Congratulations, Marissa Mayer, on the birth of your baby boy and welcome to the world of motherhood—and eternal judgment.
Much of the news surrounding the impending arrival of your child focused on your plan to take just “a few weeks” of working maternity leave. It was all the buzz among my female friends and listservs, mommy and non-mommy alike. Consider one reaction from the moms we love to hate (but read religiously) over at UrbanBaby:
“I just don’t know the point of having a baby if you have no time to care for it, not even when it is a newborn.”
I’m no CEO but I have been on two maternity leaves and here’s a confession that might make you feel better: I worked through both of them, too. It’s what successful women do.
In my case, I took six-month leaves after both my children were born; the first was paid through month four, the second was largely unpaid. But I still had to work, partly for the money, mostly for my mind.
Motherhood rarely goes as planned. My elder daughter arrived three weeks early—and I happened to be in the middle of writing a story. So I sent the editor an email from the labor room of the Washington, D.C., hospital, had the baby, came home two days later and, while my mom held her, I finished writing the piece.
For the remainder of that leave, I also worked on a book proposal and gave several speeches to earn money and maintain some relevance. When I could, I brought my mom and baby along and learned how to pump and scribble my remarks beforehand in a bathroom stall.
By the time I got pregnant with my second child, we were living in New York City and had a much smaller house, much higher mortgage. So I found a gig teaching, thinking two days a week in the classroom would be better than going back to regular work too early. This time, I prepared for an early arrival, expecting the baby would be three months by my first class.
Of course, she was late. So I delivered my first class lecture feeling guilty for leaving an eight-week-old away for a whole day. But I had enough to pay the mortgage—and the sitter. Importantly, I also had that satisfaction that comes from a woman being her own person, before and after the birth of her children.
Before the mommy blogs begin slamming me, too, let’s get the street cred out of the way: I exclusively breastfed the first and am still doing so with the second. I am my elder daughter’s class parent and try to make most PTA meetings. Attending music class with the younger one isn’t always convenient (or enjoyable, to be frank, since we sing the same songs over and over and over) but I try to relieve the nanny on occasion. The professionalization of parenthood has created a bizarre formula for women like me: the busier we are at work, the more involved we get in our kids’ lives.
But for all the truce-calling in the Mommy Wars and the inherent classism within, the reaction to your plans to return to work have especially felt unjust. In the US, as a society, we have accepted the poor’s inability to stay home for long after their children are born; hourly wage work without paid leave or job security basically mandate a speedy return. And yet, the Mom Judges say, a mom as wealthy as you should be able to afford more time with her child, right? At least to serve as an example to the rest of middle-class motherhood?

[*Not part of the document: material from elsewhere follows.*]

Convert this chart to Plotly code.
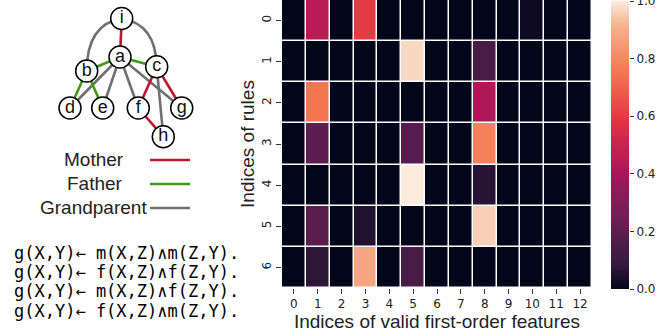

This point of view fails to take into consideration your desires. Yahoo is at a critical juncture in its history, a battle in fact to ensure it does not become history. Perhaps your decision to take a few weeks of leave was driven by actually wanting to turn the company around, and knowing you are needed. Of course, there will be physical limitations in these early weeks, but spawning a new life is also exciting, inspiring, intoxicating. Each birth of a child, I tell my friends, made me wiser, more efficient, more idealistic, more committed to leaving the world better than the one I inherited. And so I hope it goes for you, and, for Yahoo.
The reality is that mothering and working are complicated ventures, and can be harder for women to separate than their male counterparts. Many women, like me and perhaps ultimately you, blur them to create our balance, our success—and ultimately, that of our employers and our children.